I was surprised that we were right next door to the church! We walked in and were warmly greeted by the seminar host. The smell led me easily to the toilet room. Not seeing two doors, I rightly surmised that this one was for men and women. Fortunately, there was a door to close. No lock, but with the heel of one foot holding the door closed, I was able to accomplish the task at hand.
I was introduced to the two translators they had provided. I quickly assessed that one of them might have a bit of a problem. But…? The people came. The seminar began. The morning translator, however, could not even get out my introductory sentence: “It is a privilege to be with you today.” Whether it was her inability or just “stage fright”, we knew this would not work. Fortunately, the other lady was well-prepared in both languages. And did a fine job throughout the day. Break time. Lunch time. Restroom time. Break time. And the seminar concludes.
I spend my time shaking hands and responding with a smile and the one word in their language I knew—Cảm ơn bạn, thank you—to whatever they were saying. I was hoping for a break in this ritual of saying good-bye to make another visit to that hole in the floor. However, in an instant, a helmet was put into my hand and I was ushered to the door. The motorcycle taxis were waiting. We had to leave—now!
Now, I have a good bladder. It has done me well for many years, ever since my mother taught me how to control it. No problem. I can wait. But at the bus station, our bus was just leaving. We got on as it was already moving. No problem. I have a strong bladder. I can find suitable privacy at the next station while my driver retrieves her motorcycle. But, anxious to get home, my driver gave me no time at that station to find a toilet. No problem. I think I have a more than adequate bladder. The bumpy motorcycle ride does give me some anxious moments. But, no problem. I am confident of my strong bladder.

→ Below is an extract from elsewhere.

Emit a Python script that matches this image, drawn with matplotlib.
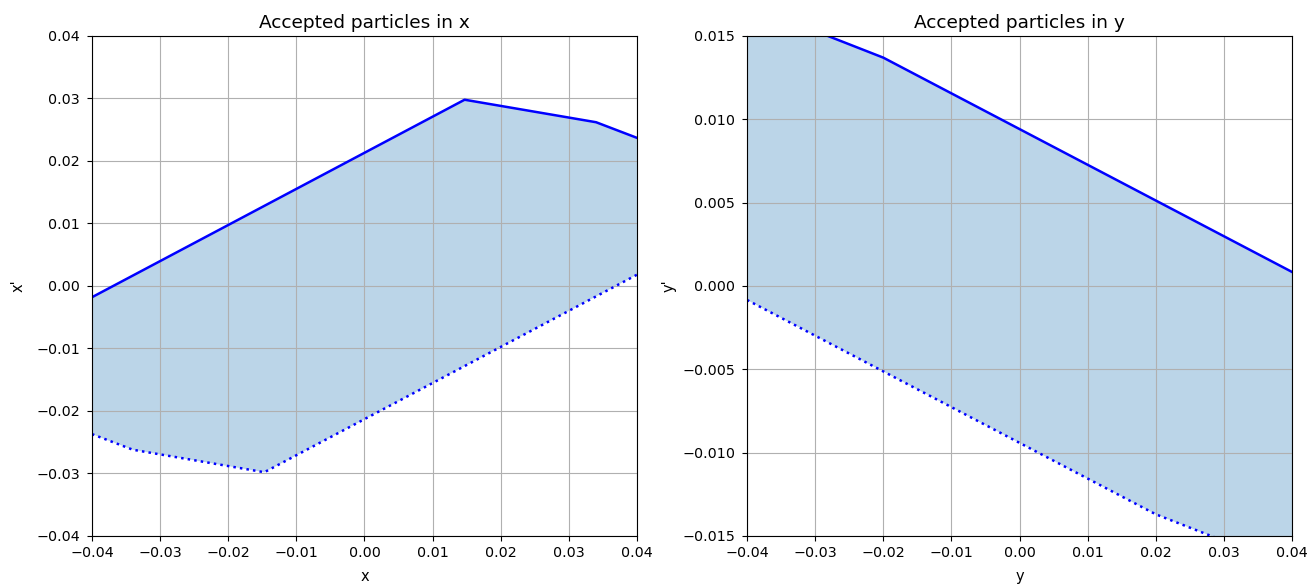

Then, on a crowded boulevard, we see a bus coming from the opposite direction. His horn is blaring, trying to get the motorcycles to move to the side to let him pass. They don’t stray from their intentions of staying the course. They will not let him pass. Thus, he pulls his massive missile of metal into our lane. A motorcycle is on our right. We cannot move closer to the curb. He is bearing down on us, straight into our path. My driver, with nerves of steel, does not alter her course, nor slow down. I press my left knee in as close as I can to the side of our cycle. The bus brushes by with no more than three inches between my knee and his side panel. The heat of his exhaust burns hot on my leg! No problem. That experience proved to me that I have a really strong bladder! Not even a drop leaked out!
Thinking we cannot be far from the hotel, I begin dreaming of a long, satisfying evacuation of my now stretched-to-the-limit bladder. My revelry is interrupted by my driver saying, “My house. Dinner.” My dreams shattered, I assure myself that a fine depository will be available there. She deftly steers the motorcycle through a labyrinth of brick-paved walkways between dark-walled buildings. Bright lights from one doorway and another show that families have returned from the day’s activities. Finally, we are there.
My day-long guide gives the motorcycle to her son-in-law, who stores it in one corner of the living room. “Mom” immediately climbs a ladder of rungs embedded in the wall. She lifts the trap door and places her bag of belongings in some upper chamber. I quickly survey the room. The main furniture in this room is a bed! In another corner is a TV. Dishes are already placed on a mat on the floor. Beyond this room, through an open doorway and a half-step up, is a narrow room. Smells let me know that our dinner is cooking there. My host introduces me to his wife’s sister, who continues to set the “table”. His wife pokes her head around the left side of the kitchen doorway and says, “Hi.”
And now, believing that the customarily appropriate greeting time has passed, I ask my host if he would please direct me to the toilet room. He motioned toward the open doorway. I took a step up, intending to turn right. (After all, his wife had greeted me from the left. So, I “knew” the toilet would be on the right. Right?) But there is a blank wall.
I step back down into the living room. My host motions that the toilet is to the left. I step up again. I look left. In this narrow (no more than three feet wide) room, I see his wife at the stove. To her left is a makeshift sink with one water spicket. And to the left of that is a hole in the floor! I step back down into the living room. My host says, “My wife will leave the room, if you prefer!” Oh…my, bladder! Have mercy on me!
Now, I have traveled to many cultures. And think myself quite able to adapt cross-culturally. But I am also a very private person. So, I say to my host that I can wait. It is 9:30pm. And dinner is ready. I now must maneuver my body down to the floor without putting undue pressure on my bladder. I extend my legs in a semi-reclined position rather than sitting cross-legged as the family sat. Even still, it is beyond painful. A leisurely dinner with talk of the day’s happenings. Good-byes are said. Thanks for a great day!
My host and his wife walk me through the maze of pathways onto the main street. Three blocks on and I recognize the area of my hotel. After another appropriate leave-taking good-bye, I retrieve my keys from the clerk and climb the four flights of stairs to my room. No more welcoming sight could have greeted me than that white porcelain bowl in the privacy of my own room! Flush!